The clustering results of the pollution index in different years are different. Some cities will have changes in different pollution levels in different years, but the general changes are not large. In particular, Beijing, Chengdu, Lanzhou, and Hangzhou have always been in the heavily polluted level for different years. Lhasa and Haikou are always at the excellent level. The remaining cities vary slightly between mildly polluted and good.

In China, the concentration of absorbable particles decreased from north to south, and the decreasing trend did not change much in different years. As a result, the slope of the trend line of absorbable particle concentration composed of cities from north to south was basically stable.

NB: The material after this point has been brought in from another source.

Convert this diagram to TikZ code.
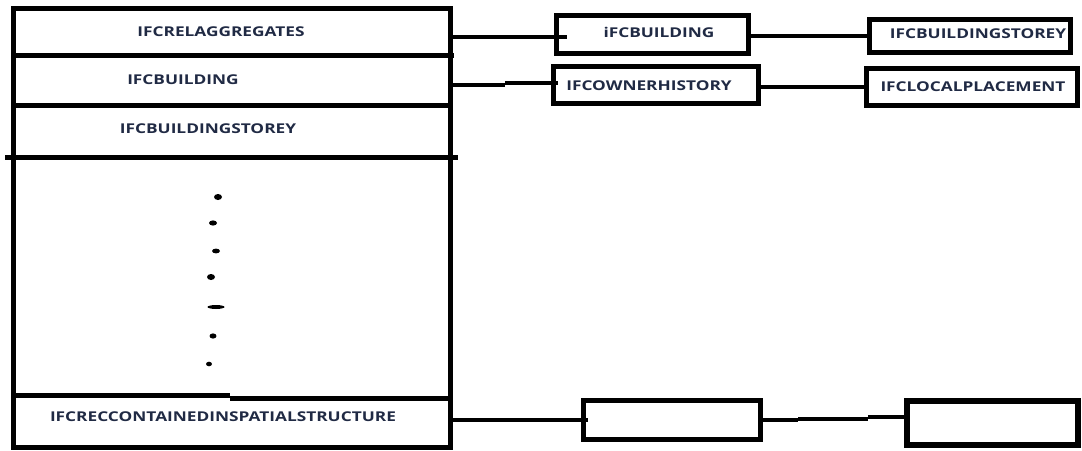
\documentclass[tikz,border=0pt]{standalone}
\usepackage{fontspec}
\newfontfamily\ifcfont[FakeStretch=1.28]{Open Sans}
\definecolor{ifcink}{RGB}{32,42,68}
\begin{document}
\begin{tikzpicture}[x=1pt, y=-1pt, font=\ifcfont\bfseries\fontsize{13.5}{15}\selectfont,
  box/.style={draw, line width=5pt, inner sep=0pt, outer sep=0pt, minimum width=#1},
  lbl/.style={text=ifcink, inner sep=0pt},
  wire/.style={line width=4pt}]
\useasboundingbox (0,0) rectangle (1082,450);
% left stack of entities
\node[box=437pt, minimum height=439pt] (stack) at (231.5,227.5) {};
\draw[line width=5pt] (stack.west |- 0,55) -- ([xshift=4pt]stack.east |- 0,55)
  (stack.west |- 0,105) -- (stack.east |- 0,105)
  ([xshift=-8pt]stack.west |- 0,157) -- ([xshift=8pt]stack.east |- 0,157)
  (stack.west |- 0,395) -- (230,395) (230,398) -- (stack.east |- 0,398);
\node[lbl] (trel) at (221,32) {IFCRELAGGREGATES};
\node[lbl] (tbld) at (183,80) {IFCBUILDING};
\node[lbl] (tsto) at (208,129) {IFCBUILDINGSTOREY};
\node[lbl] (tcont) at (223,417) {IFCRECCONTAINEDINSPATIALSTRUCTURE};
\foreach \x/\y/\w/\h in {218/197/4/3, 213/223/4/2.6, 216/251/4/2.4, 211/277/4/3, 216/307/8.5/2, 213/336/3.5/2.6, 209/364/3/2.3}{
  \fill (\x,\y) ellipse (\w pt and \h pt);
}
% related entities
\node[box=192pt, minimum height=38pt] (ibld) at (652,34) {};
\node[lbl] (tibld) at (659,32) {iFCBUILDING};
\node[box=201pt, minimum height=33pt] (isto) at (969.5,35.5) {};
\node[lbl] (tisto) at (978,34) {IFCBUILDINGSTOREY};
\node[box=205pt, minimum height=37pt] (own) at (655.5,84.5) {};
\node[lbl] (town) at (649,86) {IFCOWNERHISTORY};
\node[box=211pt, minimum height=37pt] (loc) at (971.5,86.5) {};
\node[lbl] (tloc) at (973,87) {IFCLOCALPLACEMENT};
\node[box=177pt, minimum height=39pt] (ea) at (671.5,419.5) {};
\node[box=171pt, minimum height=44pt, line width=6pt] (eb) at (992.5,422.5) {};
% connectors
\draw[wire] (stack.east |- 0,37) -- ([xshift=11pt,yshift=-3pt]ibld.west);
\draw[wire] (stack.east |- 0,85) -- ++(55,0) ++(0,-2) -- ([xshift=5pt]own.west |- 0,83);
\draw[wire] (ibld.east |- 0,36) -- (isto.west |- 0,36);
\draw[wire] (own.east |- 0,87) -- (loc.west |- 0,87);
\draw[wire] (stack.east |- 0,420) -- ([xshift=5pt]ea.west |- 0,420);
\draw[wire] (ea.east |- 0,420) -- ++(38,0) ++(0,-1) -- ++(70,0) ++(0,-2) -- (eb.west |- 0,417);
\end{tikzpicture}
\end{document}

According to the above spatial positive correlation analysis and clustering results, China could be divided into five parts. The polluted areas are concentrated in the Beijing–Tianjin–Hebei region, the Yangtze River Delta region, southwest China, and central China. On the other hand, the good air quality areas are concentrated in Hainan and Xizang.

This paper started with meteorological data, but there are some deficiencies in the research. The analysis of the urban pollution index only contains published data from the environmental protection department of the People’s Republic of China. Some major cities do not have published data; thus, they are not counted in the study. The existing data are limited, so kriging interpolation is adopted using ArcGIS. Due to insufficient data from some cities, the final result images may be different from individual studies on each city. Based on these limitations, further improvements can be made in future studies. The statistics of the urban pollution index can be directly or indirectly collected from other sources instead of limited to published data by the governmental institute. For example, by bringing remote sensing data into the scope, the study of haze behavior in China can be explored further in the future.